Ao anunciar que iria baixar o porrete, Xi lançou mão de uma das tradicionais metáforas utilizadas pelos líderes comunistas chineses, anunciando que, no Partido e no Estado, seriam investigados “tanto tigres como moscas”. Mas outros dirigentes já haviam feito, no passado, promessas do mesmo tipo, sem que grandes mudanças fossem observadas no cenário de roubalheira e outras irregularidades que campeiam no aparato estatal, e as previsões caíram na vala comum do ceticismo.
Xi Jinping, porém, já nas primeiras semanas – conforme registramos no blog – voltou a falar grosso, atacando “vadiagem e roubo” dentro do governo e extinguindo privilégios e mordomias em um dos sacrossantos e em geral intocáveis baluartes do regime chinês, o Exército.

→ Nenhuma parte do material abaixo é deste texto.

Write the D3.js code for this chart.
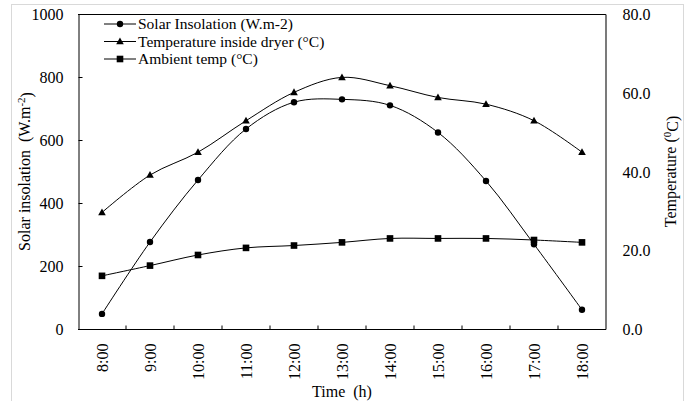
<!DOCTYPE html>
<html><head><meta charset="utf-8">
<script src="https://cdn.jsdelivr.net/npm/d3@7/dist/d3.min.js"></script>
<style>body{margin:0;background:#fff}svg{display:block}svg text{font-family:"Liberation Serif","Times New Roman",Tinos,"DejaVu Serif",serif !important;fill:#000}</style>
</head><body>
<svg id="c" width="690" height="401"></svg>
<script>
const times = ["8:00","9:00","10:00","11:00","12:00","13:00","14:00","15:00","16:00","17:00","18:00"];
const solar = [48, 276, 473, 635, 720, 729, 710, 624, 470, 269, 61];
const dryerTemp = [29.6, 39.1, 44.9, 52.9, 60.1, 63.9, 61.8, 58.8, 57.1, 52.9, 44.9];
const ambientTemp = [13.5, 16.1, 18.8, 20.6, 21.2, 22.0, 23.0, 23.0, 23.0, 22.6, 22.0];
const leftTicks = [0, 200, 400, 600, 800, 1000];
const rightTicks = [0, 20, 40, 60, 80];

const FONT = '"Liberation Serif","Times New Roman",Tinos,"DejaVu Serif",serif';
const svg = d3.select("#c").attr("font-family", FONT);
const L = 78, R = 606, T = 14, B = 329;

svg.append("rect").attr("x",11.5).attr("y",4.5).attr("width",672).attr("height",420)
  .attr("fill","none").attr("stroke","#d9d9d9").attr("stroke-width",1);

const x = d3.scaleBand().domain(times).range([L, R]);
const cx = d => x(d) + x.bandwidth()/2;
const yL = d3.scaleLinear().domain([0,1000]).range([B, T]);
const yR = d3.scaleLinear().domain([0,80]).range([B, T]);

svg.append("line").attr("x1",L).attr("x2",R).attr("y1",T+0.5).attr("y2",T+0.5).attr("stroke","#000");

// left axis
const axL = d3.axisLeft(yL).tickValues(leftTicks).tickSize(-4).tickPadding(15).tickFormat(d3.format("d"));
const gL = svg.append("g").attr("transform",`translate(${L+0.5},0)`).call(axL).attr("font-family", FONT).attr("font-size",16);
gL.select(".domain").attr("stroke","#000");
gL.selectAll(".tick line").attr("stroke","#000");
gL.selectAll(".tick text").attr("fill","#000").attr("dy","0.35em");

// right axis
const axR = d3.axisRight(yR).tickValues(rightTicks).tickSize(0).tickPadding(17).tickFormat(d3.format(".1f"));
const gR = svg.append("g").attr("transform",`translate(${R-0.5},0)`).call(axR).attr("font-family", FONT).attr("font-size",16);
gR.select(".domain").attr("stroke","#333").attr("stroke-width",1.3);
gR.selectAll(".tick text").attr("fill","#000").attr("dy","0.35em");

// bottom axis
const gB = svg.append("g").attr("transform",`translate(0,${B+0.5})`);
gB.append("line").attr("x1",L).attr("x2",R).attr("stroke","#000");
gB.selectAll("line.tk").data(times.slice(1)).enter().append("line").attr("class","tk")
  .attr("x1",d=>x(d)).attr("x2",d=>x(d)).attr("y1",0).attr("y2",-4).attr("stroke","#000");
gB.selectAll("text").data(times).enter().append("text")
  .attr("transform",d=>`translate(${cx(d)},14) rotate(-90)`)
  .attr("text-anchor","end").attr("dy","0.35em").attr("font-size",16).text(d=>d);

// axis titles
const lt = svg.append("text").attr("transform",`translate(24,${(T+B)/2}) rotate(-90)`)
  .attr("text-anchor","middle").attr("dy","0.35em").attr("font-size",16).attr("xml:space","preserve");
lt.append("tspan").text("Solar insolation  (W.m");
lt.append("tspan").attr("dy","-0.45em").attr("font-size",11).text("-2");
lt.append("tspan").attr("dy","0.45em").text(")");

const rt = svg.append("text").attr("transform",`translate(670,${(T+B)/2}) rotate(-90)`)
  .attr("text-anchor","middle").attr("dy","0.35em").attr("font-size",16);
rt.append("tspan").text("Temperature (");
rt.append("tspan").attr("dy","-0.45em").attr("font-size",11).text("0");
rt.append("tspan").attr("dy","0.45em").text("C)");

svg.append("text").attr("x",(L+R)/2).attr("y",391).attr("text-anchor","middle").attr("dy","0.35em")
  .attr("font-size",16).attr("xml:space","preserve").text("Time  (h)");

// series
const curve = d3.curveCatmullRom.alpha(0.5);
function drawMarker(px,py,marker){
  if(marker==="circle") svg.append("circle").attr("cx",px).attr("cy",py).attr("r",3.2).attr("fill","#000");
  else if(marker==="triangle") svg.append("path").attr("d",`M${px},${py-4}L${px+3.8},${py+2.8}L${px-3.8},${py+2.8}Z`).attr("fill","#000");
  else svg.append("rect").attr("x",px-3.3).attr("y",py-3.3).attr("width",6.6).attr("height",6.6).attr("fill","#000");
}
function series(vals, yScale, marker){
  const pts = vals.map((v,i)=>[cx(times[i]), yScale(v)]);
  svg.append("path").attr("d", d3.line().curve(curve)(pts)).attr("fill","none").attr("stroke","#000").attr("stroke-width",1);
  pts.forEach(p=>drawMarker(p[0],p[1],marker));
}
series(solar, yL, "circle");
series(dryerTemp, yR, "triangle");
series(ambientTemp, yR, "square");

// legend
const legend = [["Solar Insolation (W.m-2)","circle"],["Temperature inside dryer (°C)","triangle"],["Ambient temp (°C)","square"]];
legend.forEach((d,i)=>{
  const ly = 24 + i*17.5;
  svg.append("line").attr("x1",104).attr("x2",136).attr("y1",ly).attr("y2",ly).attr("stroke","#000");
  drawMarker(120, ly, d[1]);
  svg.append("text").attr("x",138).attr("y",ly).attr("dy","0.35em").attr("font-size",15.5).text(d[0]);
});
</script>
</body></html>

Depois, causando grande impacto junto à opinião pública e repercutindo fortemente no exterior, veio o longo e ruidoso julgamento do popular e influente ex-líder Bo Xilai, ex-prefeito, ex-governador de província, ex-ministro, ex-chefe do Partido em Chongking – distrito no Sudoeste da China com 7 milhões de habitantes na capital e 34 milhões em sua área de influência – condenado à prisão perpétua por supostos corrupção e abuso de poder. Aos 57 anos, Bo por pouco escapou da pena de morte.
Mas, na China como em qualquer parte, a luta contra a corrupção encerra também uma disputa pelo poder, ou a reafirmação de quem o exerce.
No caso, o novo presidente parece estar querendo minar a influência ainda mantida por Zhou Yongkang, ex-membro do poderoso Politburo (o pequeno núcleo de 25 principais dirigentes do Partido Comunista, sete dos quais — os integrantes do Comitê Permanente — detêm o poder real) e ex-chefe do chamado Comitê Central Político e Legislativo, organismo que disfarça, sob esta nomenclatura inocente, a tarefa de supervisionar os órgãos de segurança e as instituições policiais da China.
O ex-czar da segurança foi governador da província de Sichuan, de onde também é originária a maioria de seus protegidos que vêm caindo em desgraça. Há rumores de que Zhou, afastado de suas funções em novembro, está sob prisão domiciliar. Seu filho, Zhou Bin, também ocupante de cargo importante no Partido, foi preso há três meses em Chengdu.
Tal como os demais, o problema de Zhou parece ter sido sua proximidade com o hoje maldito Bo Xilai.